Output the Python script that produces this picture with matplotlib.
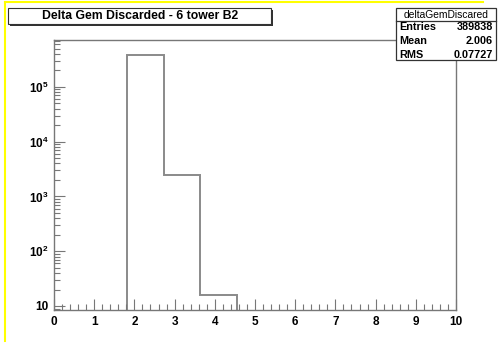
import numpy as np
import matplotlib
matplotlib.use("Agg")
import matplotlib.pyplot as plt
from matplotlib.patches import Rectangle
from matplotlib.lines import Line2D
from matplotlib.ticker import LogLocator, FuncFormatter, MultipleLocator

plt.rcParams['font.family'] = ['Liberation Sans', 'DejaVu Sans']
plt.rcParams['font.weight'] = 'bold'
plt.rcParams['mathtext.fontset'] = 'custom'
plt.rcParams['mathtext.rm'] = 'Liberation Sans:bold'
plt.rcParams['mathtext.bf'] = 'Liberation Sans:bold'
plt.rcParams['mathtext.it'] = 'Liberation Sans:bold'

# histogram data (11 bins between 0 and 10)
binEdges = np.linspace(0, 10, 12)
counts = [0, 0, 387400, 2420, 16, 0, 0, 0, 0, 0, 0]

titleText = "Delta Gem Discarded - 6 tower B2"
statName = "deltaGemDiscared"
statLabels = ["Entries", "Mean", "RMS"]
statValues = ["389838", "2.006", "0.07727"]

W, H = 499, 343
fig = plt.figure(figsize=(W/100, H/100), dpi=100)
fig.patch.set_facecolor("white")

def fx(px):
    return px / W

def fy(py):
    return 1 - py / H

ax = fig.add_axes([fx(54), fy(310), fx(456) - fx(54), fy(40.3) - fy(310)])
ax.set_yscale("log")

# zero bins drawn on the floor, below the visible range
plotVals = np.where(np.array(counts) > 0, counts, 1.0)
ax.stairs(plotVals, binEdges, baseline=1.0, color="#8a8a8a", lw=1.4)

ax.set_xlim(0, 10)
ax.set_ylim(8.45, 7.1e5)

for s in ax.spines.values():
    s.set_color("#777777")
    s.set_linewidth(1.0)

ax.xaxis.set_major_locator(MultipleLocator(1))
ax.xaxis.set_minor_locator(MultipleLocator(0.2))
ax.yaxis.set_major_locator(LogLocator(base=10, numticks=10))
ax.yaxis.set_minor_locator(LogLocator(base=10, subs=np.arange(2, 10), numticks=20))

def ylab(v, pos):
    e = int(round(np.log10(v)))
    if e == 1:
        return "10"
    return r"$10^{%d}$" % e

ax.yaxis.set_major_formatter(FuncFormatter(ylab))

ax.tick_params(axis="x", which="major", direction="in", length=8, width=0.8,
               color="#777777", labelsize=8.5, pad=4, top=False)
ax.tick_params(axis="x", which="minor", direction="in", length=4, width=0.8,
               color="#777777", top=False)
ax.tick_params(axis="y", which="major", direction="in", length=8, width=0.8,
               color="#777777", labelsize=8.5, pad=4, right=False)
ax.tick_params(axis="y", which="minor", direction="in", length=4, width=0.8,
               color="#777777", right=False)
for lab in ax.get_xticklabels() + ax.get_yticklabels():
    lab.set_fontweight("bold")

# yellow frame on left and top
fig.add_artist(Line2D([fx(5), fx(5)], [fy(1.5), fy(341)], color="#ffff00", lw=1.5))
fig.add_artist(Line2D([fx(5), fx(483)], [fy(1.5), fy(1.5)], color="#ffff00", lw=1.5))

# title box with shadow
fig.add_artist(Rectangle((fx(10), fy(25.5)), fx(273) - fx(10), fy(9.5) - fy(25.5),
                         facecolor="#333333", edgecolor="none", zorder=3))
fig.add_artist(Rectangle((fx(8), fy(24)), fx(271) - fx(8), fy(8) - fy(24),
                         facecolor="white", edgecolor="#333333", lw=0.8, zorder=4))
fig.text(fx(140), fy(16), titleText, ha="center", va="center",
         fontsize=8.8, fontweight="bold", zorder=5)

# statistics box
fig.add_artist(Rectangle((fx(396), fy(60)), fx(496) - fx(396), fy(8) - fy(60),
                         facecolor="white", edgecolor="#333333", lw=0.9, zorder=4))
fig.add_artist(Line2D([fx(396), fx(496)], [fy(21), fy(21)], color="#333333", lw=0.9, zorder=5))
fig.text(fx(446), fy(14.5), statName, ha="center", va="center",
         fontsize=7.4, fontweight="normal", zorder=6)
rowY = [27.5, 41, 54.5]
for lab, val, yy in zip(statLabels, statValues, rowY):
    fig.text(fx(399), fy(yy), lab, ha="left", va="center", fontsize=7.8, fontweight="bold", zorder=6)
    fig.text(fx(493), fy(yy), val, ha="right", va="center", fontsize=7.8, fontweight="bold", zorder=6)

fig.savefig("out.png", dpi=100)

Given problem: Quote, please, every line of the material above from its start through the line that has "from matplotlib.ticker import", reproducing the words exactly and dropping any images.

Exercise response:
Output the Python script that produces this picture with matplotlib.
import numpy as np
import matplotlib
matplotlib.use("Agg")
import matplotlib.pyplot as plt
from matplotlib.patches import Rectangle
from matplotlib.lines import Line2D
from matplotlib.ticker import LogLocator, FuncFormatter, MultipleLocator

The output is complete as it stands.